Laura Ford Beast and Other Works

Laura Ford’s sculptures have an immensely affecting presence, often immediately attractive, tactile objects made out of a variety of textile materials.
By: City and County of Swansea
 
July 19, 2011 - PRLog -- Laura Ford’s sculptures have an immensely affecting presence, often immediately attractive, tactile objects made out of a variety of textile materials.

In the recent past we have seen a life size giraffe, girls in chintz, armoured boys, a bedraggled moose and donkey boys. However, although there is usually something comforting and appealing about her familiar materials, this belies a lurking feeling, which is ambiguous, and often unsettling.

It is as if the strange, surreal characters she creates may come to life when our backs our turned like a bad dream or a spooky story.

In 2006, following its inclusion at the Venice Biennale, Glynn Vivian Art Gallery exhibited Beast as part of the Contemporary Sculpture series supported by Arts Council of Wales and the Henry Moore Foundation.

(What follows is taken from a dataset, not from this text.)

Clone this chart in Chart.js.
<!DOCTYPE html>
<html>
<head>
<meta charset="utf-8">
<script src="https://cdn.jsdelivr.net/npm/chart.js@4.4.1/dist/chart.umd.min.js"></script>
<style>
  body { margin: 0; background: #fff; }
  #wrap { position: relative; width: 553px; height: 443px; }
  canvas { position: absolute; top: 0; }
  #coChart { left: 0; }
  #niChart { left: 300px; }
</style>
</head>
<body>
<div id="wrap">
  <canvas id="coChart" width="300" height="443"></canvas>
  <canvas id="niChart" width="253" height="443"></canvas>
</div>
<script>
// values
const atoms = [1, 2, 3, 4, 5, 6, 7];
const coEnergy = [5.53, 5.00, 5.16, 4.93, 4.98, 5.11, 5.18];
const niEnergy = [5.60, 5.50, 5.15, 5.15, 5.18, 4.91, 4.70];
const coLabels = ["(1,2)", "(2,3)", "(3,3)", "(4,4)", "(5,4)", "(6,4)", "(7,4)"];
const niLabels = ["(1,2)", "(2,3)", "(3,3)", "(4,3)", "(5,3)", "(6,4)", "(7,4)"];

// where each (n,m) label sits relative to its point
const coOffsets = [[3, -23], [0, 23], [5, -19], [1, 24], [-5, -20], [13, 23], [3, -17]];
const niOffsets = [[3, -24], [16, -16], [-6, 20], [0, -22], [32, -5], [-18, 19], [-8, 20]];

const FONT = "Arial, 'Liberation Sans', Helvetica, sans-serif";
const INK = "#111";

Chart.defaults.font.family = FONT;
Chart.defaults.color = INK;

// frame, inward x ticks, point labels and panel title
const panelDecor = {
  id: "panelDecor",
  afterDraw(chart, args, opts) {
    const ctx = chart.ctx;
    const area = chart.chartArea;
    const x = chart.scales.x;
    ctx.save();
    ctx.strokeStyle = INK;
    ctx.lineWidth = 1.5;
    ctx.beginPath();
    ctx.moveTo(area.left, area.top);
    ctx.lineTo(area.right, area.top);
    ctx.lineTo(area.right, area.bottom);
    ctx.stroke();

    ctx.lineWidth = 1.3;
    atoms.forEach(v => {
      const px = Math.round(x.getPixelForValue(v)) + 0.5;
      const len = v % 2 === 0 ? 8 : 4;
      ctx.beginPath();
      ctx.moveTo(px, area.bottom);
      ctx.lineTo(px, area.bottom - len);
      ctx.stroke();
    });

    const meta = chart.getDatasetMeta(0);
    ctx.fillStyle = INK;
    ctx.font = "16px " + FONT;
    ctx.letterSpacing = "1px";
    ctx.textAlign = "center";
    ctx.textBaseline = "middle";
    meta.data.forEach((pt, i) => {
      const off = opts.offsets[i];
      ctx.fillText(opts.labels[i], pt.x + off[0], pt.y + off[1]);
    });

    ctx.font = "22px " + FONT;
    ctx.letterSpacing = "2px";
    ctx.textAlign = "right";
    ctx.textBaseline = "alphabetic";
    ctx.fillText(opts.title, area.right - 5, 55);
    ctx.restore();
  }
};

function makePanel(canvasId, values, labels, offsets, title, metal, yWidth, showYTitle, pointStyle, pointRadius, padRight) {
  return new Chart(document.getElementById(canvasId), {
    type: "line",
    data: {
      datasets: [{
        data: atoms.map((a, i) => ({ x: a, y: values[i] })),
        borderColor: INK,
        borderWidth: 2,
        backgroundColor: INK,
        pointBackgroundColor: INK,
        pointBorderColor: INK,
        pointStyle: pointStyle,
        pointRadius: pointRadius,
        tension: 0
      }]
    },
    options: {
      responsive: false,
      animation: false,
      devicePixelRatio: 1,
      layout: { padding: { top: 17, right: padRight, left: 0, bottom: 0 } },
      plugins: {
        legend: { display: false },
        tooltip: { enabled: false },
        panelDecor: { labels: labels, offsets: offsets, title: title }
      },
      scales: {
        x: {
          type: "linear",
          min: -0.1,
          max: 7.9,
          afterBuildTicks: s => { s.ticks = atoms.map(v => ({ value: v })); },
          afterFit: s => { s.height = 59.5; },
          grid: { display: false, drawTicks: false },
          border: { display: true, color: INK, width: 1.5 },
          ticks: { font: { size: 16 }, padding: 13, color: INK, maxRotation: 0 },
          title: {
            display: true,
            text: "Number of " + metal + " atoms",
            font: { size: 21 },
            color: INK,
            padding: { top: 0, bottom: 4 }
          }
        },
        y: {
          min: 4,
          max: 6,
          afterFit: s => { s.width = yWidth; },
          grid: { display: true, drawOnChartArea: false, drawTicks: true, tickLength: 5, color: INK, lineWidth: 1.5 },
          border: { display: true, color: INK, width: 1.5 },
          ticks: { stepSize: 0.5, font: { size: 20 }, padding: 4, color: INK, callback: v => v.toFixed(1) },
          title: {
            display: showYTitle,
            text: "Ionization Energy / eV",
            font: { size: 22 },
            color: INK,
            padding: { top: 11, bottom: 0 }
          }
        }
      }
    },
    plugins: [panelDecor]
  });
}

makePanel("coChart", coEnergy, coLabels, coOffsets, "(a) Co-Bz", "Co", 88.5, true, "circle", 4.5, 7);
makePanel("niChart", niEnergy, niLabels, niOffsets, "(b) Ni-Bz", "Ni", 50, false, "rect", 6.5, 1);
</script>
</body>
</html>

The work was so popular with our audiences that we decided to purchase it for the Permanent Collection. It was purchased in 2008 with the assistance of MLA / V&A Purchase Grant Fund, The Art Fund, and the Friends of the Glynn Vivian Art Gallery. Beast and Other Works gives us the opportunity to celebrate this acquisition and offers yet another opportunity to show more recent works alongside it.

Beast and Other Works is an exhibition of three major pieces. Beast (2005) a large sack-covered cat whose solitary presence suggests a profound sense of pathos, perhaps a once powerful figure but whose spirit is now broken. Espalier Girl (2007) at first glance seems lighter, more humorous, but like all Ford’s sculptures, the espalier tradition in the title refers to trellising a tree’s growth.

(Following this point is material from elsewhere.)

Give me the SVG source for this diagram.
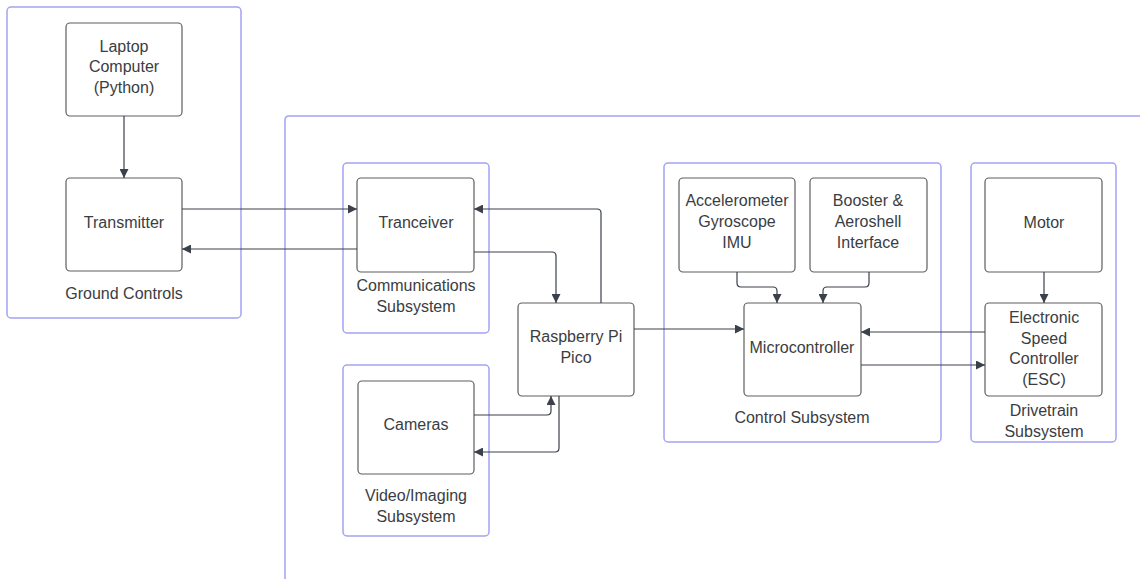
<svg xmlns="http://www.w3.org/2000/svg" width="1140" height="579" viewBox="0 0 1140 579">
<defs>
<marker id="ah" viewBox="0 0 10 10" refX="10" refY="5" markerWidth="9" markerHeight="9" markerUnits="userSpaceOnUse" orient="auto">
<path d="M0,0 L10,5 L0,10 Z" fill="#3a414a"/>
</marker>
<style>
.grp{fill:none;stroke:#a3a3f5;stroke-width:1.5}
.node{fill:#fff;stroke:#5e5e5e;stroke-width:1.2}
.t{font-family:"Liberation Sans",Arial,sans-serif;font-size:16px;fill:#3a3d42;text-anchor:middle}
.c{fill:none;stroke:#3a414a;stroke-width:1.2;marker-end:url(#ah)}
</style>
</defs>
<rect width="1140" height="579" fill="#fff"/>
<g id="containers">
<rect id="ground" class="grp" x="7" y="7" width="234" height="311" rx="4"/>
<path id="main" class="grp" d="M1141,116 L289,116 Q285,116 285,120 L285,580"/>
<rect id="comms" class="grp" x="343" y="163" width="146" height="170" rx="4"/>
<rect id="video" class="grp" x="343" y="365" width="146" height="171" rx="4"/>
<rect id="control" class="grp" x="664" y="163" width="277" height="279" rx="4"/>
<rect id="drive" class="grp" x="971" y="163" width="145" height="279" rx="4"/>
</g>
<g id="labels">
<text class="t" x="124" y="299">Ground Controls</text>
<text class="t" x="416" y="291">Communications</text>
<text class="t" x="416" y="312">Subsystem</text>
<text class="t" x="416" y="501">Video/Imaging</text>
<text class="t" x="416" y="522">Subsystem</text>
<text class="t" x="802" y="423">Control Subsystem</text>
<text class="t" x="1044" y="416">Drivetrain</text>
<text class="t" x="1044" y="437">Subsystem</text>
</g>
<g id="laptop">
<rect class="node" x="66" y="23" width="116" height="93" rx="4"/>
<text class="t" x="124" y="52">Laptop</text>
<text class="t" x="124" y="72">Computer</text>
<text class="t" x="124" y="93">(Python)</text>
</g>
<g id="transmitter">
<rect class="node" x="66" y="178" width="116" height="93" rx="4"/>
<text class="t" x="124" y="228">Transmitter</text>
</g>
<g id="tranceiver">
<rect class="node" x="357" y="178" width="117" height="94" rx="4"/>
<text class="t" x="416" y="228">Tranceiver</text>
</g>
<g id="pico">
<rect class="node" x="518" y="303" width="116" height="93" rx="4"/>
<text class="t" x="576" y="342">Raspberry Pi</text>
<text class="t" x="576" y="363">Pico</text>
</g>
<g id="cameras">
<rect class="node" x="358" y="381" width="116" height="93" rx="4"/>
<text class="t" x="416" y="430">Cameras</text>
</g>
<g id="imu">
<rect class="node" x="679" y="178" width="116" height="94" rx="4"/>
<text class="t" x="737" y="206">Accelerometer</text>
<text class="t" x="737" y="227">Gyroscope</text>
<text class="t" x="737" y="248">IMU</text>
</g>
<g id="booster">
<rect class="node" x="810" y="178" width="117" height="94" rx="4"/>
<text class="t" x="868" y="206">Booster &amp;</text>
<text class="t" x="868" y="227">Aeroshell</text>
<text class="t" x="868" y="248">Interface</text>
</g>
<g id="micro">
<rect class="node" x="744" y="303" width="117" height="93" rx="4"/>
<text class="t" x="802" y="353">Microcontroller</text>
</g>
<g id="motor">
<rect class="node" x="985" y="178" width="117" height="94" rx="4"/>
<text class="t" x="1044" y="228">Motor</text>
</g>
<g id="esc">
<rect class="node" x="985" y="303" width="117" height="93" rx="4"/>
<text class="t" x="1044" y="323">Electronic</text>
<text class="t" x="1044" y="344">Speed</text>
<text class="t" x="1044" y="364">Controller</text>
<text class="t" x="1044" y="385">(ESC)</text>
</g>
<g id="connectors">
<path class="c" d="M124,116 L124,178"/>
<path class="c" d="M182,209 L357,209"/>
<path class="c" d="M357,249 L182,249"/>
<path class="c" d="M601,303 L601,213 Q601,209 597,209 L474,209"/>
<path class="c" d="M474,252 L552,252 Q556,252 556,256 L556,303"/>
<path class="c" d="M634,329 L744,329"/>
<path class="c" d="M474,415 L547,415 Q551,415 551,411 L551,396"/>
<path class="c" d="M559,396 L559,448 Q559,452 555,452 L474,452"/>
<path class="c" d="M737,272 L737,283 Q737,287 741,287 L773,287 Q777,287 777,291 L777,303"/>
<path class="c" d="M869,272 L869,283 Q869,287 865,287 L827,287 Q823,287 823,291 L823,303"/>
<path class="c" d="M1044,272 L1044,303"/>
<path class="c" d="M985,332 L861,332"/>
<path class="c" d="M861,365 L985,365"/>
</g>
</svg>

The growth or reach of the girl’s arms is restricted, as if some imaginary ties were training and controlling her natural form. This exhibition also includes a major new work called Mummers (2011). Mummers consists of five shaggy brown figures, seemingly human, small in stature. Four stand upright staring at one on the floor.

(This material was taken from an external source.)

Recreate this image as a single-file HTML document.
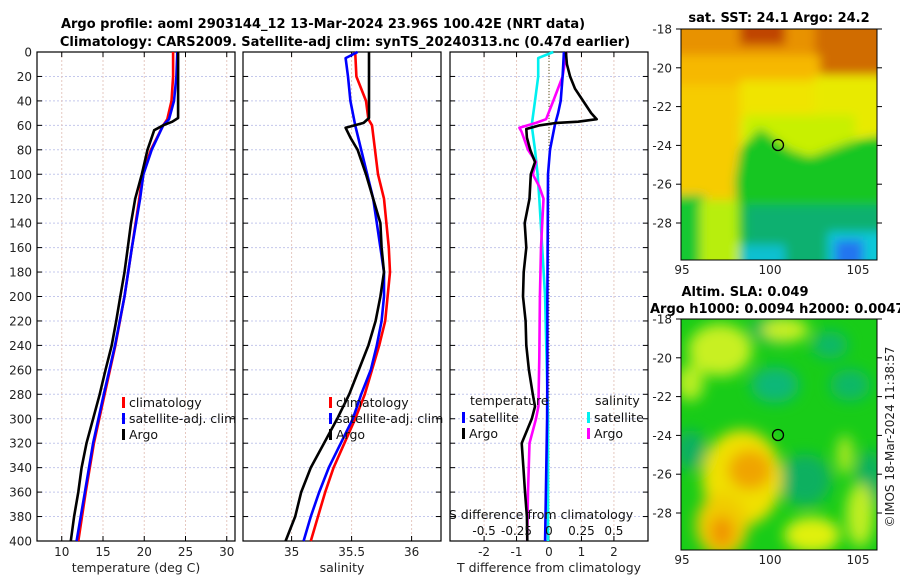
<!DOCTYPE html>
<html><head><meta charset="utf-8">
<style>
html,body{margin:0;padding:0;background:#fff;}
svg{display:block;font-family:"DejaVu Sans","Liberation Sans",sans-serif;}
</style></head>
<body>
<svg id="fig" width="900" height="580" viewBox="0 0 900 580" xmlns="http://www.w3.org/2000/svg">
<defs>
<filter id="bl" filterUnits="userSpaceOnUse" x="600" y="0" width="300" height="300"><feGaussianBlur stdDeviation="5"/></filter>
<filter id="bl2" filterUnits="userSpaceOnUse" x="600" y="290" width="300" height="290"><feGaussianBlur stdDeviation="7"/></filter>
<clipPath id="c1"><rect x="681" y="29" width="196" height="231"/></clipPath>
<clipPath id="c2"><rect x="681" y="319" width="196" height="231"/></clipPath>
</defs>
<text x="323" y="28" text-anchor="middle" font-weight="bold" font-size="13">Argo profile: aoml 2903144_12 13-Mar-2024 23.96S 100.42E (NRT data)</text>
<text x="345" y="46" text-anchor="middle" font-weight="bold" font-size="13">Climatology: CARS2009. Satellite-adj clim: synTS_20240313.nc (0.47d earlier)</text>

<!-- SST map -->
<g>
<text x="779" y="22" text-anchor="middle" font-weight="bold" font-size="13">sat. SST: 24.1 Argo: 24.2</text>
<g clip-path="url(#c1)">
<rect x="681" y="29" width="196" height="231" fill="#e0ee10"/>
<g filter="url(#bl)">
<rect x="660" y="10" width="240" height="50" fill="#e89200"/>
<rect x="740" y="10" width="45" height="35" fill="#c04400"/>
<rect x="815" y="10" width="80" height="65" fill="#d06c00"/>
<rect x="660" y="55" width="160" height="35" fill="#f6b800"/>
<rect x="660" y="85" width="80" height="115" fill="#f6cc00"/>
<rect x="740" y="80" width="80" height="40" fill="#f0e400"/>
<rect x="815" y="75" width="80" height="60" fill="#e8ea00"/>
<rect x="745" y="115" width="110" height="40" fill="#c8f000"/>
<polygon points="740,150 760,128 790,150 810,157 850,142 885,135 885,275 745,275 737,230 735,180" fill="#14c624"/>
<rect x="660" y="195" width="45" height="80" fill="#18c830"/>
<rect x="700" y="200" width="38" height="70" fill="#b8ee10"/>
<rect x="745" y="205" width="140" height="70" fill="#10b070"/>
<rect x="740" y="245" width="45" height="25" fill="#10c0d0"/>
<rect x="828" y="232" width="60" height="35" fill="#10c8d8"/>
<rect x="835" y="240" width="28" height="28" fill="#2074f0"/>
</g>
</g>
<rect x="681" y="29" width="196" height="231" fill="none" stroke="#000" stroke-width="1"/>
<circle cx="778" cy="145" r="5.5" fill="none" stroke="#000" stroke-width="1.3"/>
</g>

<!-- SLA map -->
<g>
<text x="745" y="296" text-anchor="middle" font-weight="bold" font-size="13">Altim. SLA: 0.049</text>
<text x="650" y="313" font-weight="bold" font-size="13">Argo h1000: 0.0094 h2000: 0.0047</text>
<g clip-path="url(#c2)">
<rect x="681" y="319" width="196" height="231" fill="#18cc18"/>
<g filter="url(#bl2)">
<ellipse cx="778" cy="330" rx="28" ry="14" fill="#10b060"/>
<ellipse cx="775" cy="385" rx="24" ry="18" fill="#10b878"/>
<ellipse cx="850" cy="385" rx="20" ry="16" fill="#10b868"/>
<ellipse cx="870" cy="480" rx="14" ry="30" fill="#10b060"/>
<ellipse cx="690" cy="450" rx="16" ry="20" fill="#10b060"/>
<ellipse cx="805" cy="480" rx="26" ry="26" fill="#10b060"/>
<ellipse cx="830" cy="345" rx="18" ry="14" fill="#10b868"/>
<ellipse cx="720" cy="350" rx="32" ry="26" fill="#c8f020"/>
<ellipse cx="785" cy="330" rx="24" ry="12" fill="#c8f020"/>
<ellipse cx="690" cy="383" rx="14" ry="18" fill="#b8ee20"/>
<ellipse cx="742" cy="478" rx="40" ry="48" fill="#f0e000"/>
<ellipse cx="750" cy="470" rx="22" ry="20" fill="#f0a400"/>
<ellipse cx="722" cy="525" rx="26" ry="32" fill="#f0cc00"/>
<ellipse cx="722" cy="532" rx="12" ry="16" fill="#f09400"/>
<ellipse cx="812" cy="535" rx="28" ry="18" fill="#e0f010"/>
<ellipse cx="860" cy="515" rx="14" ry="32" fill="#c0ee20"/>
<ellipse cx="845" cy="455" rx="8" ry="20" fill="#b0e820"/>
</g>
</g>
<rect x="681" y="319" width="196" height="231" fill="none" stroke="#000" stroke-width="1"/>
<circle cx="778" cy="435" r="5.5" fill="none" stroke="#000" stroke-width="1.3"/>
</g>
<text transform="translate(894,437) rotate(-90)" text-anchor="middle" font-size="12" fill="#222">©IMOS 18-Mar-2024 11:38:57</text>
</svg>
<script>
// ---- data ----
const depthTicks = [0,20,40,60,80,100,120,140,160,180,200,220,240,260,280,300,320,340,360,380,400];
const tempTicks = [10,15,20,25,30];
const salTicks = [35,35.5,36];
const diffTicks = [-2,-1,0,1,2];
const sDiffTicks = [-0.5,-0.25,0,0.25,0.5];
const sDiffTickLabels = ['-0.5','-0.25','0','0.25','0.5'];

const tClimDepth = [0,20,40,55,60,80,100,120,160,200,240,280,320,360,400];
const tClim = [23.5,23.5,23.3,22.8,22.3,20.8,19.8,19.4,18.5,17.6,16.5,15.2,13.9,12.9,12.0];
const tSatDepth = [0,20,40,55,60,80,100,120,160,200,240,280,320,360,400];
const tSat = [24.0,23.9,23.6,23.0,22.3,20.9,19.9,19.5,18.5,17.6,16.45,15.1,13.8,12.8,11.8];
const tArgoDepth = [0,20,40,54,57,60,64,70,80,100,120,140,160,180,200,220,240,260,280,300,320,340,360,380,400];
const tArgo = [24.1,24.1,24.1,24.1,23.4,22.3,21.2,20.9,20.4,19.7,18.9,18.4,18.0,17.6,17.1,16.6,16.05,15.3,14.6,13.8,13.0,12.4,12.0,11.5,11.1];

const sClimDepth = [0,20,40,55,60,100,120,140,160,180,200,220,240,260,280,300,320,340,360,380,400];
const sClim = [35.53,35.54,35.62,35.64,35.67,35.72,35.77,35.79,35.81,35.82,35.80,35.78,35.73,35.67,35.61,35.53,35.44,35.35,35.28,35.22,35.16];
const sSatDepth = [0,5,20,40,60,80,100,120,140,160,180,200,220,240,260,280,300,320,340,360,380,400];
const sSat = [35.55,35.45,35.47,35.49,35.53,35.58,35.63,35.68,35.71,35.74,35.77,35.77,35.75,35.71,35.66,35.58,35.51,35.41,35.31,35.23,35.16,35.10];
const sArgoDepth = [0,54,58,62,66,70,80,100,120,140,160,180,200,220,240,260,280,300,320,340,360,380,400];
const sArgo = [35.645,35.645,35.60,35.45,35.47,35.49,35.55,35.62,35.68,35.74,35.75,35.77,35.74,35.70,35.64,35.56,35.48,35.38,35.27,35.16,35.08,35.03,34.95];

const dTSatDepth = [0,20,40,50,60,80,100,150,200,250,300,350,400];
const dTSat = [0.46,0.42,0.36,0.28,0.18,0.03,-0.03,-0.04,-0.05,-0.05,-0.06,-0.09,-0.12];
const dTArgoDepth = [0,10,20,30,40,50,55,57,58,60,63,70,80,90,100,120,140,160,180,200,220,240,260,280,290,300,320,340,360,380,400];
const dTArgo = [0.52,0.55,0.65,0.8,1.05,1.3,1.47,0.9,0.23,-0.28,-0.7,-0.68,-0.58,-0.43,-0.56,-0.6,-0.75,-0.7,-0.78,-0.8,-0.72,-0.7,-0.62,-0.5,-0.43,-0.53,-0.84,-0.79,-0.74,-0.68,-0.67];
const dSSatDepth = [0,5,20,40,60,80,100,120,200,300,400];
const dSSat = [0.033,-0.083,-0.083,-0.108,-0.133,-0.108,-0.088,-0.075,-0.03,-0.008,-0.008];
const dSArgoDepth = [0,20,40,55,58,62,65,80,90,100,110,120,160,200,250,290,300,320,360,400];
const dSArgo = [0.135,0.105,0.033,-0.022,-0.1,-0.228,-0.212,-0.162,-0.1,-0.125,-0.075,-0.042,-0.062,-0.07,-0.075,-0.082,-0.1,-0.15,-0.162,-0.168];

// ---- layout ----
const svg = document.getElementById('fig');
const NS = 'http://www.w3.org/2000/svg';
const Y0 = 52, Y1 = 541;
const yScale = d => Y0 + (d / 400) * (Y1 - Y0);
const panels = [
  {name:'temperature', x0:37, x1:235, min:7, max:31, ticks:tempTicks, title:'temperature (deg C)'},
  {name:'salinity', x0:243, x1:441, min:34.595, max:36.245, ticks:salTicks, title:'salinity'},
  {name:'difference', x0:450, x1:648, min:-3.05, max:3.05, ticks:diffTicks, title:'T difference from climatology'}
];
const xs = (p, v) => p.x0 + (v - p.min) / (p.max - p.min) * (p.x1 - p.x0);

function mk(tag, attrs, parent) {
  const e = document.createElementNS(NS, tag);
  for (const k in attrs) e.setAttribute(k, attrs[k]);
  (parent || svg).appendChild(e);
  return e;
}

panels.forEach((p, pi) => {
  const g = mk('g', {});
  
  
  depthTicks.forEach(d => {
    const y = yScale(d);
    const l = mk('line', {x1:p.x0, x2:p.x1, y1:y, y2:y, stroke:'#c4c8ec', 'stroke-width':1, 'stroke-dasharray':'2,2'}, g);
    
    
    mk('line', {x1:p.x0, x2:p.x0+5, y1:y, y2:y, stroke:'#000'}, g);
    mk('line', {x1:p.x1-5, x2:p.x1, y1:y, y2:y, stroke:'#000'}, g);
    if (pi === 0) {
      const t = mk('text', {x:p.x0-5, y:y+4.5, 'text-anchor':'end', 'font-size':12, fill:'#222'}, g);
      t.textContent = d;
      
      
    }
  });
  p.ticks.forEach(v => {
    const x = xs(p, v);
    const l = mk('line', {x1:x, x2:x, y1:Y0, y2:Y1, stroke:'#e6c8c0', 'stroke-width':1, 'stroke-dasharray':'2,2'}, g);
    
    
    mk('line', {x1:x, x2:x, y1:Y1-5, y2:Y1, stroke:'#000'}, g);
    mk('line', {x1:x, x2:x, y1:Y0, y2:Y0+5, stroke:'#000'}, g);
    const t = mk('text', {x:x, y:556, 'text-anchor':'middle', 'font-size':12, fill:'#222'}, g);
    t.textContent = v;
    
    
  });
  const tt = mk('text', {x:(p.x0+p.x1)/2, y:572, 'text-anchor':'middle', 'font-size':12.5, fill:'#222'}, g);
  tt.textContent = p.title;
  
  
  mk('rect', {x:p.x0, y:Y0, width:p.x1-p.x0, height:Y1-Y0, fill:'none', stroke:'#000', 'stroke-width':1.2}, g);
});

const zl = mk('line', {x1:xs(panels[2],0), x2:xs(panels[2],0), y1:Y0, y2:Y1, stroke:'#555522', 'stroke-width':1, 'stroke-dasharray':'1,2'});



function series(p, vals, depths, color, name, mult) {
  const m = mult || 1;
  const pts = vals.map((v, i) => xs(p, v * m).toFixed(1) + ',' + yScale(depths[i]).toFixed(1)).join(' ');
  const pl = mk('polyline', {points:pts, fill:'none', stroke:color, 'stroke-width':2.6, 'stroke-linejoin':'round'});
  
  
}
series(panels[0], tClim, tClimDepth, '#ff0000', 'temp-climatology-line');
series(panels[0], tSat, tSatDepth, '#0000ff', 'temp-satellite-adj-line');
series(panels[0], tArgo, tArgoDepth, '#000000', 'temp-argo-line');
series(panels[1], sClim, sClimDepth, '#ff0000', 'sal-climatology-line');
series(panels[1], sSat, sSatDepth, '#0000ff', 'sal-satellite-adj-line');
series(panels[1], sArgo, sArgoDepth, '#000000', 'sal-argo-line');
series(panels[2], dSSat, dSSatDepth, '#00f0f0', 'sal-diff-satellite-line', 4);
series(panels[2], dSArgo, dSArgoDepth, '#ff00ff', 'sal-diff-argo-line', 4);
series(panels[2], dTSat, dTSatDepth, '#0000ff', 'temp-diff-satellite-line');
series(panels[2], dTArgo, dTArgoDepth, '#000000', 'temp-diff-argo-line');

function legItem(x, y, color, label, name) {
  const r = mk('rect', {x:x, y:y-10, width:3, height:11, fill:color});
  
  
  const t = mk('text', {x:x+7, y:y, 'font-size':12.5, fill:'#111'});
  t.textContent = label;
  
  
}
legItem(122, 407, '#ff0000', 'climatology', 'legend-climatology');
legItem(122, 423, '#0000ff', 'satellite-adj. clim', 'legend-satellite-adj');
legItem(122, 439, '#000000', 'Argo', 'legend-argo');
legItem(329, 407, '#ff0000', 'climatology', 'legend-climatology-2');
legItem(329, 423, '#0000ff', 'satellite-adj. clim', 'legend-satellite-adj-2');
legItem(329, 439, '#000000', 'Argo', 'legend-argo-2');
const lt = mk('text', {x:470, y:405, 'font-size':12.5, fill:'#111'});
lt.textContent = 'temperature';


const ls = mk('text', {x:595, y:405, 'font-size':12.5, fill:'#111'});
ls.textContent = 'salinity';


legItem(462, 422, '#0000ff', 'satellite', 'legend-temp-satellite');
legItem(462, 438, '#000000', 'Argo', 'legend-temp-argo');
legItem(587, 422, '#00f0f0', 'satellite', 'legend-sal-satellite');
legItem(587, 438, '#ff00ff', 'Argo', 'legend-sal-argo');

const sdt = mk('text', {x:541, y:519, 'text-anchor':'middle', 'font-size':12.5, fill:'#111'});
sdt.textContent = 'S difference from climatology';


sDiffTicks.forEach((v, i) => {
  const t = mk('text', {x:xs(panels[2], v*4), y:535, 'text-anchor':'middle', 'font-size':12, fill:'#111'});
  t.textContent = sDiffTickLabels[i];
  
  
});

const latTicks = [-18,-20,-22,-24,-26,-28];
const lonTicks = [95,100,105];
[[29,'sst'],[319,'sla']].forEach(([top, nm]) => {
  latTicks.forEach(la => {
    const y = top + (-18 - la) * 19.4;
    const t = mk('text', {x:672, y:y+4.5, 'text-anchor':'end', 'font-size':12, fill:'#222'});
    t.textContent = la;
    
    
    mk('line', {x1:877, x2:882, y1:y, y2:y, stroke:'#000'});
    mk('line', {x1:676, x2:681, y1:y, y2:y, stroke:'#000'});
  });
  lonTicks.forEach(lo => {
    const x = 682 + (lo - 95) * 17.6;
    const t = mk('text', {x:x, y:top+245, 'text-anchor':'middle', 'font-size':12, fill:'#222'});
    t.textContent = lo;
    
    
  });
});
</script>
</body></html>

This dark tableau suggests the figures have been involved in some recent incident, possibly an accident or an attack. The title Mummers refers to a form of play dating back to medieval times. In these plays the central incident is the killing and restoring to life of one of the characters. As in all her work, there are references to dreams, childhood games, rituals, performance, news reports and fiction. Always intriguing and enigmatic, Ford’s work draws us into a world where anything is possible.